▶ [Do this] Repeat the whole of the data, keeping every detail the same.

▶ [Dataset section]
[START]

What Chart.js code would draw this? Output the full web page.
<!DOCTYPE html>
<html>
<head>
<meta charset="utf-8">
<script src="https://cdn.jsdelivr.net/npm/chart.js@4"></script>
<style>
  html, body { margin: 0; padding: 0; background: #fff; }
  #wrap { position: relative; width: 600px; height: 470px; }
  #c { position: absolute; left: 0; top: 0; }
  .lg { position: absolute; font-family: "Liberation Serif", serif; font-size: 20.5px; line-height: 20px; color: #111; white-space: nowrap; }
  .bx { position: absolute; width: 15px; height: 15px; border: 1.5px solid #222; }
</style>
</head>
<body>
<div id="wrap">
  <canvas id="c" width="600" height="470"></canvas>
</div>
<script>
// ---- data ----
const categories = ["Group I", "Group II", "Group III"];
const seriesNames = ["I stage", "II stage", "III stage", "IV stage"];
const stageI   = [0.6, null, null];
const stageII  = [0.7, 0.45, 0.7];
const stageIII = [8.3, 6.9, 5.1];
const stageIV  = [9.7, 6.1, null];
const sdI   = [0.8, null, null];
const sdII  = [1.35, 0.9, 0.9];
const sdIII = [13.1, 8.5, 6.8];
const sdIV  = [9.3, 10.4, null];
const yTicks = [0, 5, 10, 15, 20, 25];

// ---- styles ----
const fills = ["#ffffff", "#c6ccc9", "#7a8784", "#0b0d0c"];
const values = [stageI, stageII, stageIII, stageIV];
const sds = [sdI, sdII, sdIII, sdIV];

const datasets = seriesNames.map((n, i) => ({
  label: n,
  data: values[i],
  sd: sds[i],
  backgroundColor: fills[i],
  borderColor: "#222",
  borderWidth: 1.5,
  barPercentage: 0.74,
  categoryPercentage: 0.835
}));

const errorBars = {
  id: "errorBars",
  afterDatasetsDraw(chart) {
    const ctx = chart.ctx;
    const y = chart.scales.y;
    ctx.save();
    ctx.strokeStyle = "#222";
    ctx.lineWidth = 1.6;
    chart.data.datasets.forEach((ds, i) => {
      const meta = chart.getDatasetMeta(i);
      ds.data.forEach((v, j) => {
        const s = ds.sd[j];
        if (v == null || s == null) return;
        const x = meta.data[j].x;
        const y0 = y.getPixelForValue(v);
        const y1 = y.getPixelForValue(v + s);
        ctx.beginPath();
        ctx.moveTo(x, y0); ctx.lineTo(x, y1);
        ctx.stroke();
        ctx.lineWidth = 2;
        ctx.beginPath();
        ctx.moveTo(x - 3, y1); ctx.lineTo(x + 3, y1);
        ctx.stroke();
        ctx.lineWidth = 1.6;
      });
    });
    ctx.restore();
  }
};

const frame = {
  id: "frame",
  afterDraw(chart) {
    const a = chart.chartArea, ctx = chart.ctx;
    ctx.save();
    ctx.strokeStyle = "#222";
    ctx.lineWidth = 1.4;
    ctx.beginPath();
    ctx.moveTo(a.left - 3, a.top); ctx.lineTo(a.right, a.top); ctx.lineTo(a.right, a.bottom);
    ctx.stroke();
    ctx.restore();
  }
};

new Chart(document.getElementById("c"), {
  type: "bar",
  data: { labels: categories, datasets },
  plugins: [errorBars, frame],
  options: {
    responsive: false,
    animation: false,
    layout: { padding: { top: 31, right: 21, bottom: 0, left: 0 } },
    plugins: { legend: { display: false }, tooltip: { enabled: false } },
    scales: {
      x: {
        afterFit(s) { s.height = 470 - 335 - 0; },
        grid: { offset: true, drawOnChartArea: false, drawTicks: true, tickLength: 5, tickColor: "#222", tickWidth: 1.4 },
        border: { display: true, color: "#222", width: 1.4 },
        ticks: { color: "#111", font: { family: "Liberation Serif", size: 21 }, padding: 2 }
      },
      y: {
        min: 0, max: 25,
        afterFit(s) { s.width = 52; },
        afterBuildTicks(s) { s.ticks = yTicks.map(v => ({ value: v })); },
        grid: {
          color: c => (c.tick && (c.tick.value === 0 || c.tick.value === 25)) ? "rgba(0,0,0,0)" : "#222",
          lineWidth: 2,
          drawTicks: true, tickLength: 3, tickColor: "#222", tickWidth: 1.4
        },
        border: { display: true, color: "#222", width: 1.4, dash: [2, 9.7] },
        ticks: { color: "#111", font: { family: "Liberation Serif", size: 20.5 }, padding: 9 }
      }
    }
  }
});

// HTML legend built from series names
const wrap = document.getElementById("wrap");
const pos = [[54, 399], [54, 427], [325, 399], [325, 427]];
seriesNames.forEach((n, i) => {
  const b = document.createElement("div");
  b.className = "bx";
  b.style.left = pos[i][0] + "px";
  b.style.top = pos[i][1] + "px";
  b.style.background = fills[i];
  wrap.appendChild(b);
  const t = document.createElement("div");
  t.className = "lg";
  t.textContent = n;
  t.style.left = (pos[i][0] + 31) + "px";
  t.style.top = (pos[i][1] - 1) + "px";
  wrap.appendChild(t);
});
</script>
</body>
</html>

[END]

▶ [Solution for this problem]
What Chart.js code would draw this? Output the full web page.
<!DOCTYPE html>
<html>
<head>
<meta charset="utf-8">
<script src="https://cdn.jsdelivr.net/npm/chart.js@4"></script>
<style>
  html, body { margin: 0; padding: 0; background: #fff; }
  #wrap { position: relative; width: 600px; height: 470px; }
  #c { position: absolute; left: 0; top: 0; }
  .lg { position: absolute; font-family: "Liberation Serif", serif; font-size: 20.5px; line-height: 20px; color: #111; white-space: nowrap; }
  .bx { position: absolute; width: 15px; height: 15px; border: 1.5px solid #222; }
</style>
</head>
<body>
<div id="wrap">
  <canvas id="c" width="600" height="470"></canvas>
</div>
<script>
// ---- data ----
const categories = ["Group I", "Group II", "Group III"];
const seriesNames = ["I stage", "II stage", "III stage", "IV stage"];
const stageI   = [0.6, null, null];
const stageII  = [0.7, 0.45, 0.7];
const stageIII = [8.3, 6.9, 5.1];
const stageIV  = [9.7, 6.1, null];
const sdI   = [0.8, null, null];
const sdII  = [1.35, 0.9, 0.9];
const sdIII = [13.1, 8.5, 6.8];
const sdIV  = [9.3, 10.4, null];
const yTicks = [0, 5, 10, 15, 20, 25];

// ---- styles ----
const fills = ["#ffffff", "#c6ccc9", "#7a8784", "#0b0d0c"];
const values = [stageI, stageII, stageIII, stageIV];
const sds = [sdI, sdII, sdIII, sdIV];

const datasets = seriesNames.map((n, i) => ({
  label: n,
  data: values[i],
  sd: sds[i],
  backgroundColor: fills[i],
  borderColor: "#222",
  borderWidth: 1.5,
  barPercentage: 0.74,
  categoryPercentage: 0.835
}));

const errorBars = {
  id: "errorBars",
  afterDatasetsDraw(chart) {
    const ctx = chart.ctx;
    const y = chart.scales.y;
    ctx.save();
    ctx.strokeStyle = "#222";
    ctx.lineWidth = 1.6;
    chart.data.datasets.forEach((ds, i) => {
      const meta = chart.getDatasetMeta(i);
      ds.data.forEach((v, j) => {
        const s = ds.sd[j];
        if (v == null || s == null) return;
        const x = meta.data[j].x;
        const y0 = y.getPixelForValue(v);
        const y1 = y.getPixelForValue(v + s);
        ctx.beginPath();
        ctx.moveTo(x, y0); ctx.lineTo(x, y1);
        ctx.stroke();
        ctx.lineWidth = 2;
        ctx.beginPath();
        ctx.moveTo(x - 3, y1); ctx.lineTo(x + 3, y1);
        ctx.stroke();
        ctx.lineWidth = 1.6;
      });
    });
    ctx.restore();
  }
};

const frame = {
  id: "frame",
  afterDraw(chart) {
    const a = chart.chartArea, ctx = chart.ctx;
    ctx.save();
    ctx.strokeStyle = "#222";
    ctx.lineWidth = 1.4;
    ctx.beginPath();
    ctx.moveTo(a.left - 3, a.top); ctx.lineTo(a.right, a.top); ctx.lineTo(a.right, a.bottom);
    ctx.stroke();
    ctx.restore();
  }
};

new Chart(document.getElementById("c"), {
  type: "bar",
  data: { labels: categories, datasets },
  plugins: [errorBars, frame],
  options: {
    responsive: false,
    animation: false,
    layout: { padding: { top: 31, right: 21, bottom: 0, left: 0 } },
    plugins: { legend: { display: false }, tooltip: { enabled: false } },
    scales: {
      x: {
        afterFit(s) { s.height = 470 - 335 - 0; },
        grid: { offset: true, drawOnChartArea: false, drawTicks: true, tickLength: 5, tickColor: "#222", tickWidth: 1.4 },
        border: { display: true, color: "#222", width: 1.4 },
        ticks: { color: "#111", font: { family: "Liberation Serif", size: 21 }, padding: 2 }
      },
      y: {
        min: 0, max: 25,
        afterFit(s) { s.width = 52; },
        afterBuildTicks(s) { s.ticks = yTicks.map(v => ({ value: v })); },
        grid: {
          color: c => (c.tick && (c.tick.value === 0 || c.tick.value === 25)) ? "rgba(0,0,0,0)" : "#222",
          lineWidth: 2,
          drawTicks: true, tickLength: 3, tickColor: "#222", tickWidth: 1.4
        },
        border: { display: true, color: "#222", width: 1.4, dash: [2, 9.7] },
        ticks: { color: "#111", font: { family: "Liberation Serif", size: 20.5 }, padding: 9 }
      }
    }
  }
});

// HTML legend built from series names
const wrap = document.getElementById("wrap");
const pos = [[54, 399], [54, 427], [325, 399], [325, 427]];
seriesNames.forEach((n, i) => {
  const b = document.createElement("div");
  b.className = "bx";
  b.style.left = pos[i][0] + "px";
  b.style.top = pos[i][1] + "px";
  b.style.background = fills[i];
  wrap.appendChild(b);
  const t = document.createElement("div");
  t.className = "lg";
  t.textContent = n;
  t.style.left = (pos[i][0] + 31) + "px";
  t.style.top = (pos[i][1] - 1) + "px";
  wrap.appendChild(t);
});
</script>
</body>
</html>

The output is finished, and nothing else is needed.